Do this -> Drop every picture. Then return, exactly, the lines from the beginning of the listing below through the one containing "import datetime as dt".

Supplied material ->
>> start

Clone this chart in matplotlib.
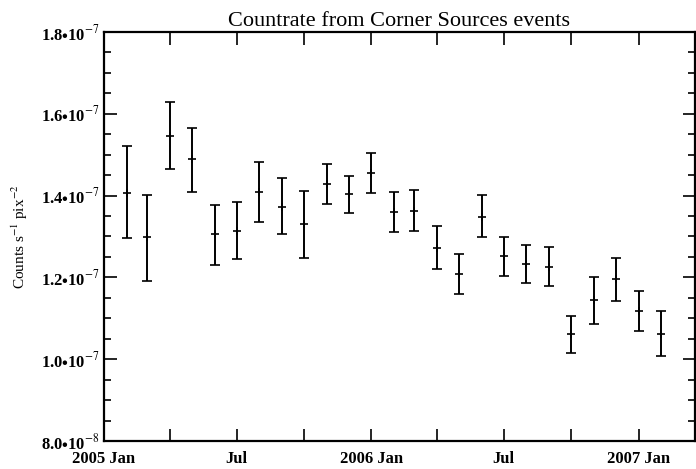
import matplotlib
matplotlib.use("Agg")
import matplotlib.pyplot as plt
import numpy as np
import datetime as dt

# monthly points, Feb 2005 .. Feb 2007
months = ["2005-02", "2005-03", "2005-04", "2005-05", "2005-06", "2005-07",
          "2005-08", "2005-09", "2005-10", "2005-11", "2005-12", "2006-01",
          "2006-02", "2006-03", "2006-04", "2006-05", "2006-06", "2006-07",
          "2006-08", "2006-09", "2006-10", "2006-11", "2006-12", "2007-01",
          "2007-02"]
rate = [1.406, 1.299, 1.546, 1.489, 1.306, 1.313, 1.409, 1.372, 1.331, 1.428,
        1.404, 1.455, 1.360, 1.362, 1.272, 1.208, 1.348, 1.252, 1.233, 1.225,
        1.062, 1.145, 1.196, 1.118, 1.062]
err_hi = [1.521, 1.401, 1.629, 1.565, 1.377, 1.384, 1.482, 1.443, 1.411, 1.477,
          1.448, 1.504, 1.409, 1.414, 1.326, 1.257, 1.401, 1.299, 1.279, 1.274,
          1.106, 1.201, 1.247, 1.167, 1.118]
err_lo = [1.296, 1.191, 1.465, 1.409, 1.230, 1.245, 1.335, 1.305, 1.247, 1.379,
          1.357, 1.406, 1.311, 1.313, 1.221, 1.159, 1.299, 1.203, 1.186, 1.179,
          1.015, 1.086, 1.142, 1.069, 1.008]

scale = 1e-7
dates = [dt.datetime.strptime(m, "%Y-%m") for m in months]
y = np.array(rate) * scale
yerr = [y - np.array(err_lo) * scale, np.array(err_hi) * scale - y]

plt.rcParams['font.family'] = ['Liberation Serif', 'DejaVu Serif']
plt.rcParams['mathtext.fontset'] = 'stix'

fig = plt.figure(figsize=(6.96, 4.69), dpi=100)
ax = fig.add_axes([0.1494, 0.0597, 0.849, 0.8721])

ax.errorbar(dates, y, yerr=yerr, fmt='+', color='black', ecolor='black',
            elinewidth=1.4, capsize=3.5, capthick=1.4, markersize=6,
            markeredgewidth=1.2)

ax.set_xlim(dt.datetime(2005, 1, 1), dt.datetime(2007, 3, 19))
ax.set_ylim(0.8e-7, 1.8e-7)

def ylab(v, pos):
    e = int(np.floor(np.log10(v) + 1e-9))
    m = v / 10**e
    return r"%.1f$\bullet$10$^{%d}$" % (m, e)

ax.set_yticks(np.arange(0.8e-7, 1.81e-7, 0.2e-7))
ax.yaxis.set_major_formatter(plt.FuncFormatter(ylab))
ax.set_yticks(np.arange(0.8e-7, 1.81e-7, 0.05e-7), minor=True)

xt = [dt.datetime(2005, 1, 1), dt.datetime(2005, 7, 1), dt.datetime(2006, 1, 1),
      dt.datetime(2006, 7, 1), dt.datetime(2007, 1, 1)]
ax.set_xticks(xt)
ax.set_xticklabels(["2005 Jan", "Jul", "2006 Jan", "Jul", "2007 Jan"],
                   fontweight='bold')
ax.set_xticks([dt.datetime(2005, 4, 1), dt.datetime(2005, 10, 1),
               dt.datetime(2006, 4, 1), dt.datetime(2006, 10, 1)], minor=True)

ax.tick_params(axis='both', which='both', direction='in', top=True, right=True,
               width=1.2)
ax.tick_params(axis='y', which='major', length=9, pad=3, labelsize=12)
ax.tick_params(axis='x', which='major', length=9, pad=7, labelsize=12)
ax.tick_params(axis='y', which='minor', length=5)
ax.tick_params(axis='x', which='minor', length=9)
for lab in ax.get_yticklabels():
    lab.set_fontweight('bold')

for s in ax.spines.values():
    s.set_linewidth(1.6)

ax.set_title("Countrate from Corner Sources events", fontsize=16, pad=4)
ax.set_ylabel(r"Counts s$^{-1}$ pix$^{-2}$", fontsize=11, labelpad=8)

fig.savefig("out.png", dpi=100)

>> end

The completed task ->
Clone this chart in matplotlib.
import matplotlib
matplotlib.use("Agg")
import matplotlib.pyplot as plt
import numpy as np
import datetime as dt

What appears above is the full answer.